Thermo Fisher Scientific (TFS) is the world leading company in biotechnology product development, with revenues of more than $24 billion and 70,000 employees globally.

As part of optimizing its services, TFS is executing internal projects to improve product search for customers and web visitors, over the 1 million+ products inventory sold by TFS.

The objective of this collaboration was intelligent cleanup and deduplication of product data, to reduce the size of the product inventory plus enable new product search workflows.

RARE Technologies came recommended from our business network. I decided to go with RARE as our partner because of their successful track record and deep industry experience.

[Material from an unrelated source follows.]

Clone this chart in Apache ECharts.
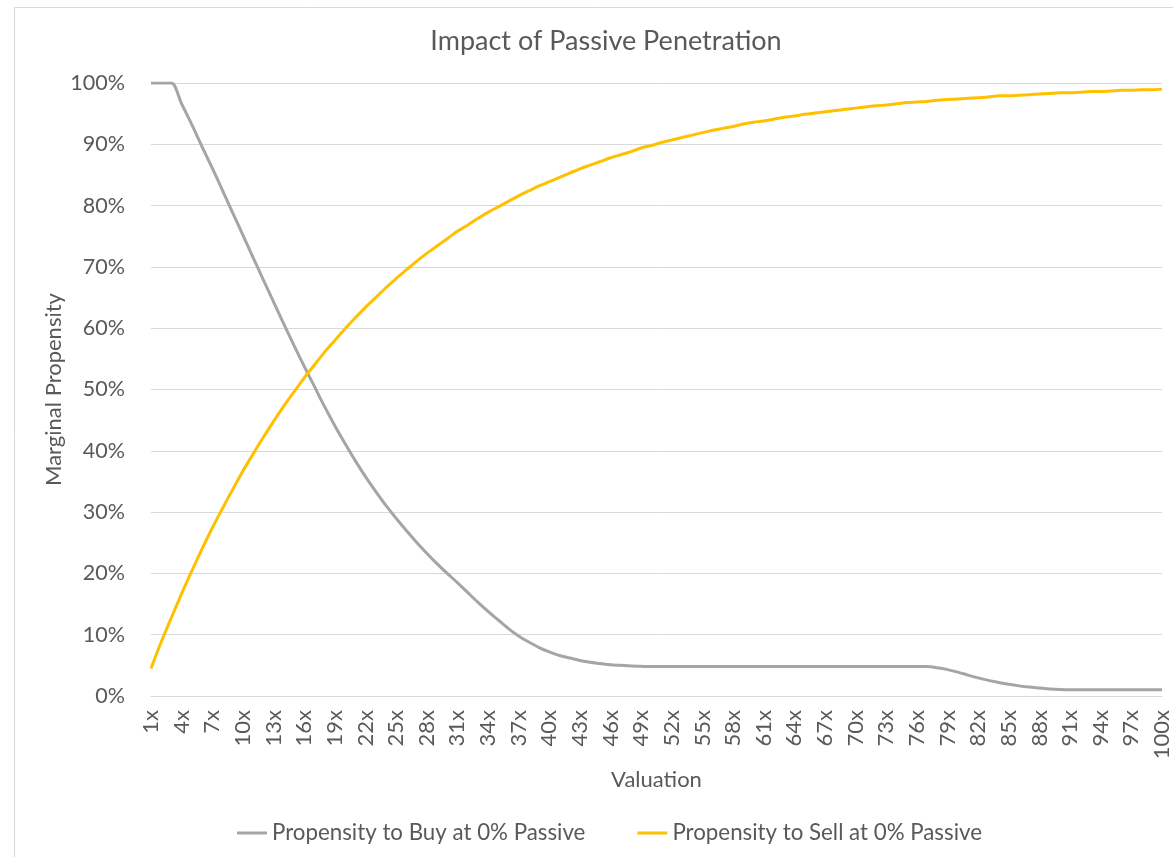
<!DOCTYPE html>
<html>
<head>
<meta charset="utf-8">
<title>Impact of Passive Penetration</title>
<script src="https://cdn.jsdelivr.net/npm/echarts@6/dist/echarts.min.js"></script>
<style>
  html, body { margin: 0; padding: 0; background: #ffffff; }
  #chart { width: 1173px; height: 857px; }
</style>
</head>
<body>
<div id="chart"></div>
<script>
// Valuation multiples 1x .. 100x
const valuations = [];
for (let v = 1; v <= 100; v++) valuations.push(v + 'x');

// Marginal propensity to buy (%), one value per valuation multiple
const buyAt0Passive = [
  100, 100, 100, 96.6, 93.2, 89.6, 86.1, 82.5, 78.8, 75.2,
  71.5, 67.9, 64.3, 60.7, 57.2, 53.8, 50.5, 47.2, 44.1, 41.2,
  38.4, 35.8, 33.4, 31.1, 29.0, 27.0, 25.1, 23.3, 21.6, 20.0,
  18.5, 16.9, 15.3, 13.8, 12.4, 11.0, 9.8, 8.8, 7.9, 7.2,
  6.6, 6.2, 5.8, 5.5, 5.3, 5.1, 5.0, 4.9, 4.85, 4.8,
  4.8, 4.8, 4.8, 4.8, 4.8, 4.8, 4.8, 4.8, 4.8, 4.8,
  4.8, 4.8, 4.8, 4.8, 4.8, 4.8, 4.8, 4.8, 4.8, 4.8,
  4.8, 4.8, 4.8, 4.8, 4.8, 4.8, 4.8, 4.6, 4.3, 3.9,
  3.4, 2.95, 2.55, 2.2, 1.9, 1.65, 1.45, 1.3, 1.15, 1.05,
  1.0, 1.0, 1.0, 1.0, 1.0, 1.0, 1.0, 1.0, 1.0, 1.0
];

// Marginal propensity to sell (%), one value per valuation multiple
const sellAt0Passive = [
  4.5, 8.8, 12.8, 16.7, 20.4, 24.0, 27.4, 30.6, 33.7, 36.7,
  39.5, 42.2, 44.8, 47.3, 49.6, 51.9, 54.0, 56.1, 58.0, 59.9,
  61.7, 63.4, 65.0, 66.6, 68.1, 69.5, 70.9, 72.2, 73.4, 74.6,
  75.8, 76.8, 77.9, 78.9, 79.8, 80.7, 81.6, 82.4, 83.2, 83.9,
  84.6, 85.3, 86.0, 86.6, 87.2, 87.8, 88.3, 88.8, 89.4, 89.8,
  90.3, 90.7, 91.1, 91.5, 91.9, 92.3, 92.6, 92.9, 93.3, 93.6,
  93.8, 94.1, 94.4, 94.6, 94.9, 95.1, 95.3, 95.5, 95.7, 95.9,
  96.1, 96.3, 96.4, 96.6, 96.8, 96.9, 97.0, 97.2, 97.3, 97.4,
  97.5, 97.6, 97.7, 97.9, 97.9, 98.0, 98.1, 98.2, 98.3, 98.4,
  98.4, 98.5, 98.6, 98.6, 98.7, 98.8, 98.8, 98.9, 98.9, 99.0
];

const seriesNames = ['Propensity to Buy at 0% Passive', 'Propensity to Sell at 0% Passive'];

const FONT = 'Lato, "Open Sans", sans-serif';
const TEXT = '#595959';
const GRID = '#D9D9D9';

const chart = echarts.init(document.getElementById('chart'), null, { renderer: 'canvas' });

chart.setOption({
  backgroundColor: '#ffffff',
  animation: false,
  textStyle: { fontFamily: FONT },
  graphic: [{
    type: 'rect',
    shape: { x: 14.5, y: 7.5, width: 1200, height: 900 },
    style: { fill: 'none', stroke: GRID, lineWidth: 1 },
    silent: true,
    z: -1
  }],
  title: {
    text: 'Impact of Passive Penetration',
    left: 601,
    textAlign: 'center',
    top: 23,
    textStyle: { fontFamily: FONT, fontSize: 27, fontWeight: 'normal', color: TEXT }
  },
  legend: {
    data: seriesNames,
    left: 237,
    top: 822,
    padding: 0,
    itemWidth: 30,
    itemHeight: 3,
    itemGap: 52,
    icon: 'rect',
    textStyle: { fontFamily: FONT, fontSize: 22.3, color: TEXT }
  },
  // the last category sits at the very right edge, so the 100x label is cut
  grid: { left: 151, right: 2, top: 83, bottom: 161, containLabel: false },
  xAxis: {
    type: 'category',
    data: valuations,
    boundaryGap: false,
    name: 'Valuation',
    nameLocation: 'middle',
    nameGap: 73,
    nameMoveOverlap: false,
    nameTextStyle: { fontFamily: FONT, fontSize: 22, color: TEXT },
    axisLine: { lineStyle: { color: GRID, width: 1 } },
    axisTick: { show: false },
    axisLabel: {
      interval: 2,
      rotate: 90,
      margin: 14,
      fontFamily: FONT,
      fontSize: 22,
      color: TEXT
    },
    splitLine: { show: false }
  },
  yAxis: {
    type: 'value',
    min: 0,
    max: 100,
    interval: 10,
    name: 'Marginal Propensity',
    nameLocation: 'middle',
    nameRotate: 90,
    nameGap: 86,
    nameMoveOverlap: false,
    nameTextStyle: { fontFamily: FONT, fontSize: 22, color: TEXT },
    axisLine: { show: false },
    axisTick: { show: false },
    axisLabel: {
      margin: 26,
      fontFamily: FONT,
      fontSize: 21.5,
      color: TEXT,
      formatter: v => v + '%'
    },
    splitLine: { lineStyle: { color: GRID, width: 1 } }
  },
  series: [
    {
      name: seriesNames[0],
      type: 'line',
      data: buyAt0Passive,
      smooth: 0.3,
      symbol: 'none',
      lineStyle: { color: '#A5A5A5', width: 3 },
      itemStyle: { color: '#A5A5A5' }
    },
    {
      name: seriesNames[1],
      type: 'line',
      data: sellAt0Passive,
      smooth: 0.3,
      symbol: 'none',
      lineStyle: { color: '#FFC000', width: 3 },
      itemStyle: { color: '#FFC000' }
    }
  ]
});
</script>
</body>
</html>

Throughout the project, Radim and his team exceeded our expectations, delivering on time and budget with a refreshingly honest, no-nonsense approach.

Timothy Sendera, Senior Director of Information Science, Thermo Fisher Scientific


The primary research challenge was to completely eliminate false positives so as to never cluster independent products together, while maximizing the amount of clustered product values to meet the objective of cleaning up the product inventory.

This is highly non-trivial because even a single-letter difference in a product attribute can imply completely different semantics, ruling out naive edit distance or vector embedding solutions.

Similarly, even the exact same value in different product categories can lead to different clustering decisions, resulting in multi-pronged algorithms that must depend on careful context analysis and NLP.

In addition, the delivered solution had to be packaged for non-technical end users (internal subject matter experts), putting additional constraints on UX and model deployment.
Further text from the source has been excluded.